═══ Data ═══

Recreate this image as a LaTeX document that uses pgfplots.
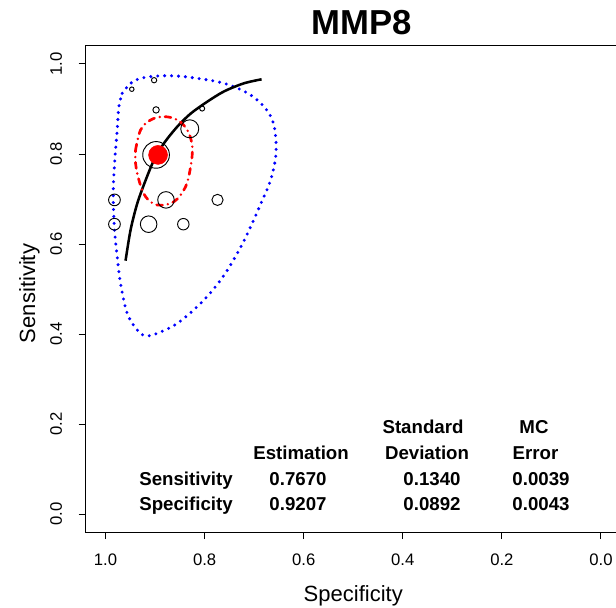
\documentclass[border=0pt]{standalone}
\usepackage{pgfplots}
\pgfplotsset{compat=1.18}
\usepackage{fontspec}
\setmainfont{Liberation Sans}
\begin{document}
\begin{tikzpicture}
\begin{axis}[
  scale only axis, width=401.3pt, height=364.5pt,
  xmin=-0.04, xmax=1.04, ymin=-0.04, ymax=1.04,
  x dir=reverse,
  xtick={0,0.2,0.4,0.6,0.8,1}, ytick={0,0.2,0.4,0.6,0.8,1},
  xticklabels={}, yticklabels={},
  tick align=outside, major tick length=5.25pt,
  tick style={black, line width=0.75pt},
  axis line style={line width=0.75pt},
  xtick pos=bottom, ytick pos=left,
  clip=false,
]
\coordinate (O) at (axis cs:1.04,-0.04);
% prediction region
\addplot[blue, line width=2.5pt, line cap=round, dash pattern=on 0pt off 5.2pt, smooth, tension=0.6] coordinates {
(0.9663,0.9348)(0.9495,0.9570)(0.9293,0.9681)(0.8956,0.9733)(0.8552,0.9733)(0.8148,0.9681)
(0.7744,0.9607)(0.7408,0.9496)(0.7071,0.9311)(0.6802,0.9052)(0.6633,0.8756)(0.6566,0.8385)
(0.6566,0.7941)(0.6667,0.7422)(0.6834,0.6978)(0.7071,0.6385)(0.7340,0.5793)(0.7677,0.5200)
(0.8081,0.4682)(0.8552,0.4237)(0.8956,0.4015)(0.9192,0.3956)(0.9360,0.4089)(0.9562,0.4460)
(0.9697,0.5126)(0.9764,0.5718)(0.9818,0.6311)(0.9845,0.7052)(0.9818,0.7793)(0.9764,0.8533)
(0.9731,0.9052)(0.9663,0.9348)};
% study circles
\addplot[scatter, only marks, mark=o, line width=0.7pt,
  scatter/use mapped color={draw=black, fill=none},
  visualization depends on={\thisrow{r} \as \rr},
  scatter/@pre marker code/.append style={/tikz/mark size=\rr pt}]
  table {
x y r
0.947 0.944 1.7
0.902 0.964 2.0
0.898 0.898 2.4
0.805 0.901 1.9
0.830 0.856 6.75
0.898 0.798 10.0
0.982 0.698 4.4
0.878 0.698 6.2
0.774 0.698 4.2
0.982 0.644 4.4
0.913 0.644 6.2
0.843 0.644 4.3
};
% SROC curve
\addplot[black, line width=1.9pt, smooth] coordinates {
(0.9596,0.5629)(0.9495,0.6311)(0.936,0.690)(0.919,0.742)(0.902,0.787)(0.882,0.824)
(0.855,0.861)(0.828,0.890)(0.795,0.916)(0.761,0.939)(0.721,0.957)(0.685,0.966)};
% confidence region
\addplot[red, line width=2pt, line cap=round, dash pattern=on 4.5pt off 4pt on 0pt off 4pt, smooth, tension=0.6] coordinates {
(0.9394,0.8089)(0.9293,0.8533)(0.9091,0.8756)(0.8822,0.8830)(0.8552,0.8756)(0.8350,0.8533)
(0.8249,0.8163)(0.8283,0.7719)(0.8384,0.7274)(0.8620,0.6940)(0.8956,0.6867)(0.9192,0.7052)
(0.9327,0.7422)(0.9394,0.7793)(0.9394,0.8089)};
% summary point
\addplot[only marks, mark=*, red, mark size=7.1pt] coordinates {(0.894,0.798)};
% tick labels
\node[anchor=base, font=\fontsize{12.5}{14}\selectfont] at ([yshift=-24.75pt]axis cs:1,-0.04) {1.0};
\node[anchor=base, font=\fontsize{12.5}{14}\selectfont] at ([yshift=-24.75pt]axis cs:0.8,-0.04) {0.8};
\node[anchor=base, font=\fontsize{12.5}{14}\selectfont] at ([yshift=-24.75pt]axis cs:0.6,-0.04) {0.6};
\node[anchor=base, font=\fontsize{12.5}{14}\selectfont] at ([yshift=-24.75pt]axis cs:0.4,-0.04) {0.4};
\node[anchor=base, font=\fontsize{12.5}{14}\selectfont] at ([yshift=-24.75pt]axis cs:0.2,-0.04) {0.2};
\node[anchor=base, font=\fontsize{12.5}{14}\selectfont] at ([yshift=-24.75pt]axis cs:0,-0.04) {0.0};
\node[anchor=base, rotate=90, font=\fontsize{12.5}{14}\selectfont] at ([xshift=-17.8pt]axis cs:1.04,0) {0.0};
\node[anchor=base, rotate=90, font=\fontsize{12.5}{14}\selectfont] at ([xshift=-17.8pt]axis cs:1.04,0.2) {0.2};
\node[anchor=base, rotate=90, font=\fontsize{12.5}{14}\selectfont] at ([xshift=-17.8pt]axis cs:1.04,0.4) {0.4};
\node[anchor=base, rotate=90, font=\fontsize{12.5}{14}\selectfont] at ([xshift=-17.8pt]axis cs:1.04,0.6) {0.6};
\node[anchor=base, rotate=90, font=\fontsize{12.5}{14}\selectfont] at ([xshift=-17.8pt]axis cs:1.04,0.8) {0.8};
\node[anchor=base, rotate=90, font=\fontsize{12.5}{14}\selectfont] at ([xshift=-17.8pt]axis cs:1.04,1) {1.0};
% axis labels and title
\node[anchor=base, font=\fontsize{16.5}{18}\selectfont] at ([yshift=-51.75pt]axis cs:0.5,-0.04) {Specificity};
\node[anchor=base, rotate=90, font=\fontsize{16.5}{18}\selectfont] at ([xshift=-38pt]axis cs:1.04,0.49) {Sensitivity};
\node[anchor=base, font=\fontsize{26}{28}\selectfont\bfseries] at ([yshift=8.25pt]axis cs:0.4823,1.04) {MMP8};
% table
\begin{scope}[every node/.style={anchor=base, font=\fontsize{14}{16}\selectfont\bfseries}]
\node at (axis cs:0.3592,0.1793) {Standard};
\node at (axis cs:0.1352,0.1793) {MC};
\node at (axis cs:0.6054,0.1216) {Estimation};
\node at (axis cs:0.3511,0.1216) {Deviation};
\node at (axis cs:0.1322,0.1216) {Error};
\node at (axis cs:0.8375,0.0644) {Sensitivity};
\node at (axis cs:0.6115,0.0644) {0.7670};
\node at (axis cs:0.341,0.0644) {0.1340};
\node at (axis cs:0.121,0.0644) {0.0039};
\node at (axis cs:0.8375,0.0089) {Specificity};
\node at (axis cs:0.6115,0.0089) {0.9207};
\node at (axis cs:0.341,0.0089) {0.0892};
\node at (axis cs:0.121,0.0089) {0.0043};
\end{scope}
\end{axis}
\pgfresetboundingbox
\path[use as bounding box] ([shift={(-64.3pt,399pt)}]O) rectangle ++(462pt,-455.25pt);
\end{tikzpicture}
\end{document}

═══

| Requirement |
Would you set down the listing exactly, omitting pictures?

| Task result |
Recreate this image as a LaTeX document that uses pgfplots.
\documentclass[border=0pt]{standalone}
\usepackage{pgfplots}
\pgfplotsset{compat=1.18}
\usepackage{fontspec}
\setmainfont{Liberation Sans}
\begin{document}
\begin{tikzpicture}
\begin{axis}[
  scale only axis, width=401.3pt, height=364.5pt,
  xmin=-0.04, xmax=1.04, ymin=-0.04, ymax=1.04,
  x dir=reverse,
  xtick={0,0.2,0.4,0.6,0.8,1}, ytick={0,0.2,0.4,0.6,0.8,1},
  xticklabels={}, yticklabels={},
  tick align=outside, major tick length=5.25pt,
  tick style={black, line width=0.75pt},
  axis line style={line width=0.75pt},
  xtick pos=bottom, ytick pos=left,
  clip=false,
]
\coordinate (O) at (axis cs:1.04,-0.04);
% prediction region
\addplot[blue, line width=2.5pt, line cap=round, dash pattern=on 0pt off 5.2pt, smooth, tension=0.6] coordinates {
(0.9663,0.9348)(0.9495,0.9570)(0.9293,0.9681)(0.8956,0.9733)(0.8552,0.9733)(0.8148,0.9681)
(0.7744,0.9607)(0.7408,0.9496)(0.7071,0.9311)(0.6802,0.9052)(0.6633,0.8756)(0.6566,0.8385)
(0.6566,0.7941)(0.6667,0.7422)(0.6834,0.6978)(0.7071,0.6385)(0.7340,0.5793)(0.7677,0.5200)
(0.8081,0.4682)(0.8552,0.4237)(0.8956,0.4015)(0.9192,0.3956)(0.9360,0.4089)(0.9562,0.4460)
(0.9697,0.5126)(0.9764,0.5718)(0.9818,0.6311)(0.9845,0.7052)(0.9818,0.7793)(0.9764,0.8533)
(0.9731,0.9052)(0.9663,0.9348)};
% study circles
\addplot[scatter, only marks, mark=o, line width=0.7pt,
  scatter/use mapped color={draw=black, fill=none},
  visualization depends on={\thisrow{r} \as \rr},
  scatter/@pre marker code/.append style={/tikz/mark size=\rr pt}]
  table {
x y r
0.947 0.944 1.7
0.902 0.964 2.0
0.898 0.898 2.4
0.805 0.901 1.9
0.830 0.856 6.75
0.898 0.798 10.0
0.982 0.698 4.4
0.878 0.698 6.2
0.774 0.698 4.2
0.982 0.644 4.4
0.913 0.644 6.2
0.843 0.644 4.3
};
% SROC curve
\addplot[black, line width=1.9pt, smooth] coordinates {
(0.9596,0.5629)(0.9495,0.6311)(0.936,0.690)(0.919,0.742)(0.902,0.787)(0.882,0.824)
(0.855,0.861)(0.828,0.890)(0.795,0.916)(0.761,0.939)(0.721,0.957)(0.685,0.966)};
% confidence region
\addplot[red, line width=2pt, line cap=round, dash pattern=on 4.5pt off 4pt on 0pt off 4pt, smooth, tension=0.6] coordinates {
(0.9394,0.8089)(0.9293,0.8533)(0.9091,0.8756)(0.8822,0.8830)(0.8552,0.8756)(0.8350,0.8533)
(0.8249,0.8163)(0.8283,0.7719)(0.8384,0.7274)(0.8620,0.6940)(0.8956,0.6867)(0.9192,0.7052)
(0.9327,0.7422)(0.9394,0.7793)(0.9394,0.8089)};
% summary point
\addplot[only marks, mark=*, red, mark size=7.1pt] coordinates {(0.894,0.798)};
% tick labels
\node[anchor=base, font=\fontsize{12.5}{14}\selectfont] at ([yshift=-24.75pt]axis cs:1,-0.04) {1.0};
\node[anchor=base, font=\fontsize{12.5}{14}\selectfont] at ([yshift=-24.75pt]axis cs:0.8,-0.04) {0.8};
\node[anchor=base, font=\fontsize{12.5}{14}\selectfont] at ([yshift=-24.75pt]axis cs:0.6,-0.04) {0.6};
\node[anchor=base, font=\fontsize{12.5}{14}\selectfont] at ([yshift=-24.75pt]axis cs:0.4,-0.04) {0.4};
\node[anchor=base, font=\fontsize{12.5}{14}\selectfont] at ([yshift=-24.75pt]axis cs:0.2,-0.04) {0.2};
\node[anchor=base, font=\fontsize{12.5}{14}\selectfont] at ([yshift=-24.75pt]axis cs:0,-0.04) {0.0};
\node[anchor=base, rotate=90, font=\fontsize{12.5}{14}\selectfont] at ([xshift=-17.8pt]axis cs:1.04,0) {0.0};
\node[anchor=base, rotate=90, font=\fontsize{12.5}{14}\selectfont] at ([xshift=-17.8pt]axis cs:1.04,0.2) {0.2};
\node[anchor=base, rotate=90, font=\fontsize{12.5}{14}\selectfont] at ([xshift=-17.8pt]axis cs:1.04,0.4) {0.4};
\node[anchor=base, rotate=90, font=\fontsize{12.5}{14}\selectfont] at ([xshift=-17.8pt]axis cs:1.04,0.6) {0.6};
\node[anchor=base, rotate=90, font=\fontsize{12.5}{14}\selectfont] at ([xshift=-17.8pt]axis cs:1.04,0.8) {0.8};
\node[anchor=base, rotate=90, font=\fontsize{12.5}{14}\selectfont] at ([xshift=-17.8pt]axis cs:1.04,1) {1.0};
% axis labels and title
\node[anchor=base, font=\fontsize{16.5}{18}\selectfont] at ([yshift=-51.75pt]axis cs:0.5,-0.04) {Specificity};
\node[anchor=base, rotate=90, font=\fontsize{16.5}{18}\selectfont] at ([xshift=-38pt]axis cs:1.04,0.49) {Sensitivity};
\node[anchor=base, font=\fontsize{26}{28}\selectfont\bfseries] at ([yshift=8.25pt]axis cs:0.4823,1.04) {MMP8};
% table
\begin{scope}[every node/.style={anchor=base, font=\fontsize{14}{16}\selectfont\bfseries}]
\node at (axis cs:0.3592,0.1793) {Standard};
\node at (axis cs:0.1352,0.1793) {MC};
\node at (axis cs:0.6054,0.1216) {Estimation};
\node at (axis cs:0.3511,0.1216) {Deviation};
\node at (axis cs:0.1322,0.1216) {Error};
\node at (axis cs:0.8375,0.0644) {Sensitivity};
\node at (axis cs:0.6115,0.0644) {0.7670};
\node at (axis cs:0.341,0.0644) {0.1340};
\node at (axis cs:0.121,0.0644) {0.0039};
\node at (axis cs:0.8375,0.0089) {Specificity};
\node at (axis cs:0.6115,0.0089) {0.9207};
\node at (axis cs:0.341,0.0089) {0.0892};
\node at (axis cs:0.121,0.0089) {0.0043};
\end{scope}
\end{axis}
\pgfresetboundingbox
\path[use as bounding box] ([shift={(-64.3pt,399pt)}]O) rectangle ++(462pt,-455.25pt);
\end{tikzpicture}
\end{document}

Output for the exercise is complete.